Is there anything on Congress' horizon that applies the lessons from the success of the WPA and its sister agencies?

The newly introduced Local Jobs For America Act -- which Campaign for America's Future is championing -- could be a significant step in the right direction. It would provide $100 billion over two years for local governments, helping them create or save one million workers offering vital public services. In addition to creating or saving 250,000 jobs in education, it would give local governments freedom to create jobs in other areas depending upon the specific needs of their communities.

Furthermore, the bill mandates funding for 50,000 on-the-job private-sector training positions , helping ensure that unskilled workers, especially in communities of color, aren't shut out of the recovery.

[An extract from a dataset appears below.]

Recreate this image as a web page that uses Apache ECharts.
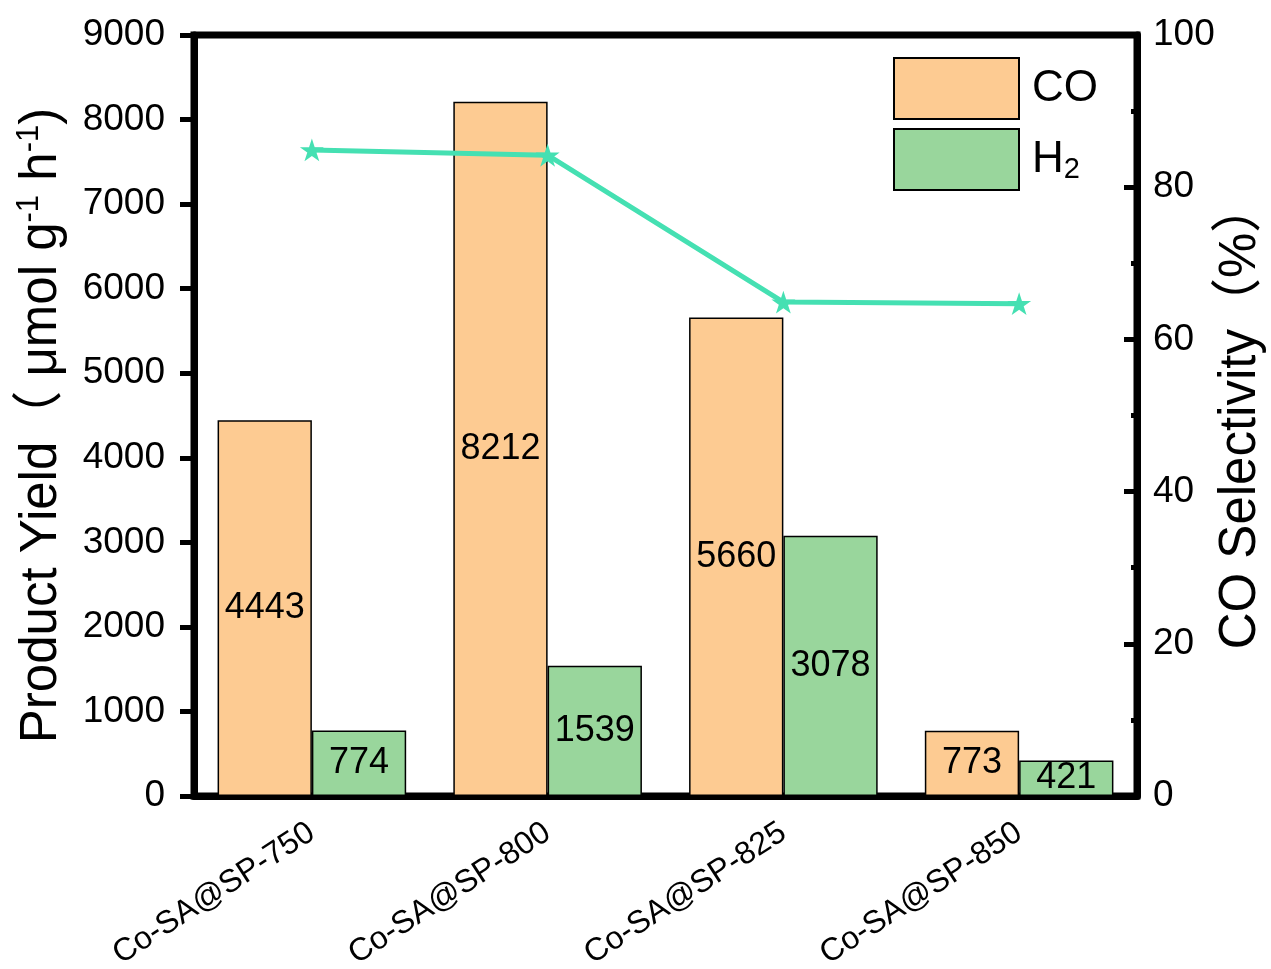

The bill currently has 120 co-sponsors in the House, but it needs more than 200 to have enough support to pass. So far, some right-leaning Democrats remain scared of cries of "socialism" and are wary of using the government to directly create jobs.

What these Democrats miss is that once the jobs are created, the program will surely be popular. As my colleague Tony Lodico of the Mon Valley Unemployment Coalition pointed out to me, "If you create millions of jobs through New Deal-style programs, everybody will have a friend or family member who has a job. It will be hard for people to argue against something that directly helps their own family."

Direct government hiring will not only be politically popular, but the history of the WPA informs us it is absolutely necessary to quickly spark economic recovery after a devastating blow.